Экипаж «Феникса» вышел из дока, оставив побитый корабль под присмотром техников. Гедимин уходил последним. С собой он нёс два нестабильных твэла.

«И сказать Амосу, чтобы топливо смешивали равномерно,» — думал он, проходя мимо доков. Туннели, в которых когда-то стояли корабли адмирала Гарпага, наконец отмыли от красного пигмента и заняли новыми крейсерами. Их ещё можно было выделить из флота по относительно целой обшивке почти без следов замены или сварки пластин; остальные корабли даже после ремонта выглядели потрёпанными. Мелкие царапины на чёрном фриле никто не заглаживал, трещины заваривали, но прятать швы даже не пытались; Гедимин пару раз ловил техников на недоделках и заставлял исправлять их, пару раз переделывал за ними, когда Стивен не видел, но в конце концов надоело и ему, и его «Феникс» теперь выглядел так же, как все остальные.

На входе в соседний док мигали красные огни, и Гедимин остановился — наблюдение за тем, как очередной корабль заходит на базу, было одним из немногих доступных развлечений. Можно было прикинуть, каким оружием нанесли повреждения, с которыми он пришёл, и где именно этот корабль вступил в бой…

Красные огни вспыхнули по всему периметру входа, и в общий коридор выдуло полупрозрачный пузырь защитного поля. Оно переливалось зеленью, и Гедимин, прикрыв твэлы за спиной ещё одним экранирующим слоем, заглянул в док.

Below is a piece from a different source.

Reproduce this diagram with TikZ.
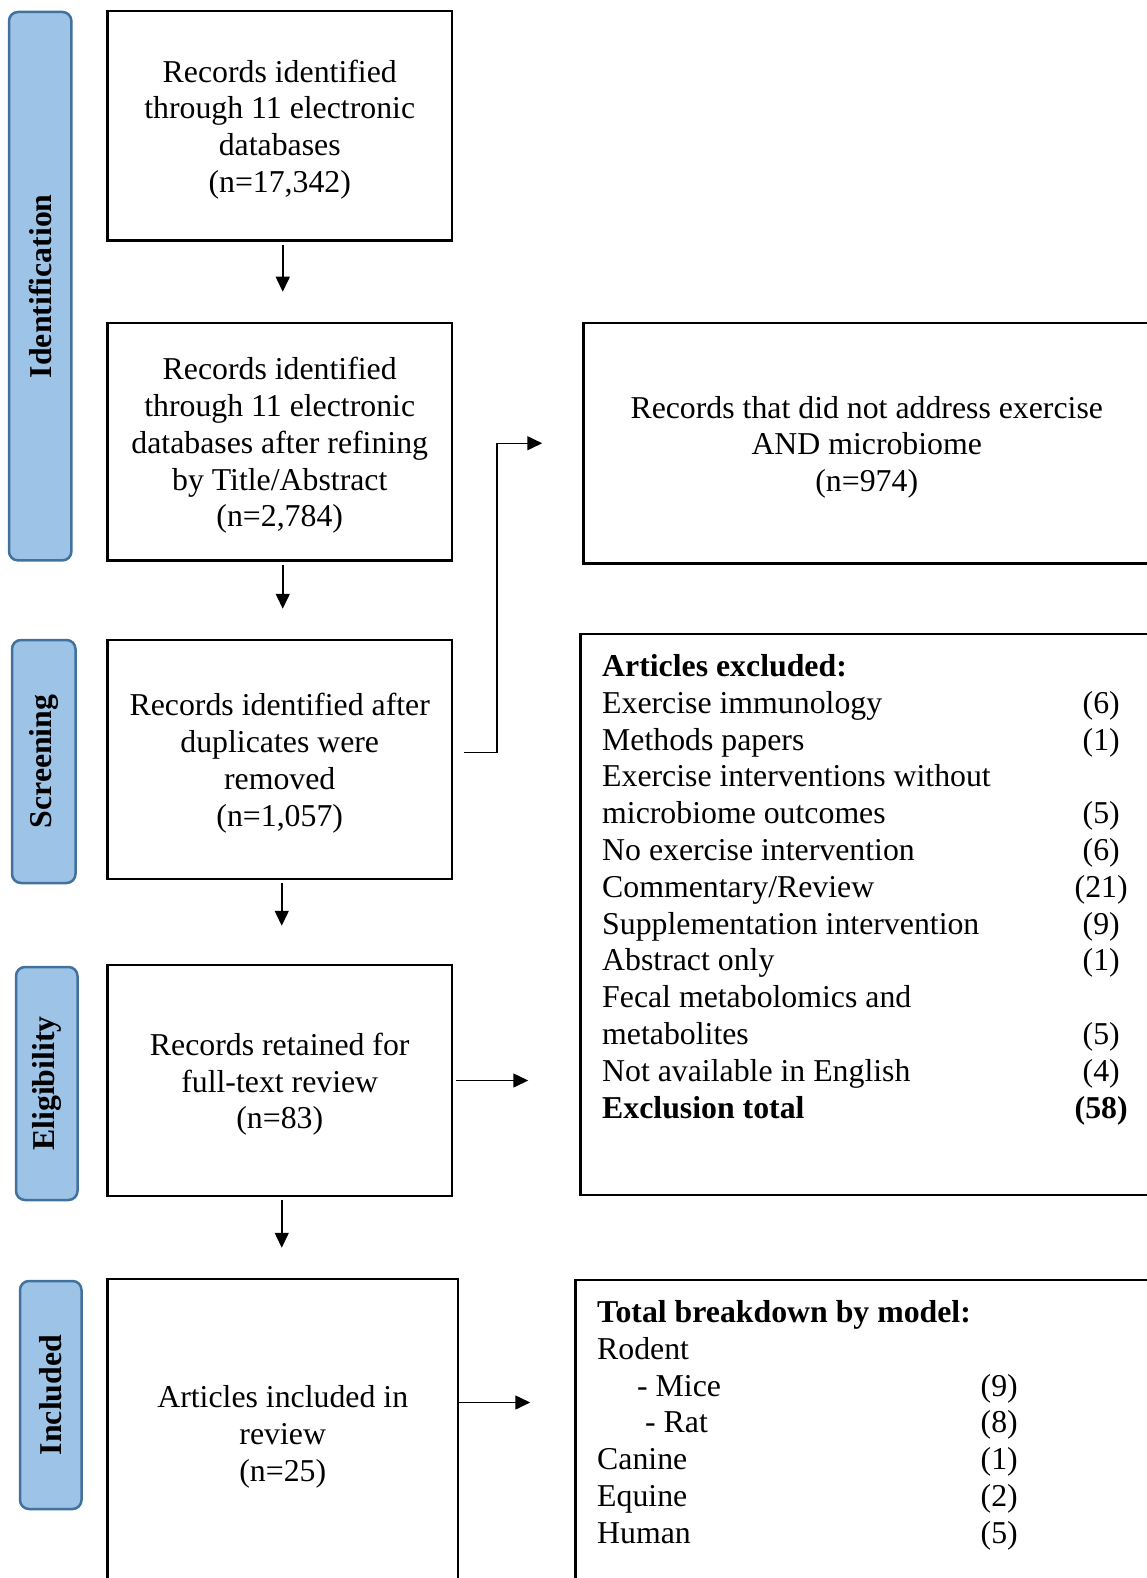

«Феникс» вползал в туннель, кренясь на правый бок; левый кое-как поддерживало защитное поле, подложенное под «брюхо», но «лучевого крыла» для опоры и выравнивания не было, и крейсер норовил зацепить стену. В левом борту, точно по центру корпуса, зияла огромная дыра, и из неё валил мерцающий зеленоватый дым. Зелёное свечение размазалось по её оплавленным краям. Техники, сбежавшиеся было к доку, переглянулись и кинулись врассыпную, вместо них к светящемуся туннелю побежали сарматы в радиозащитных скафандрах. Гедимин вполголоса помянул спаривание «макак».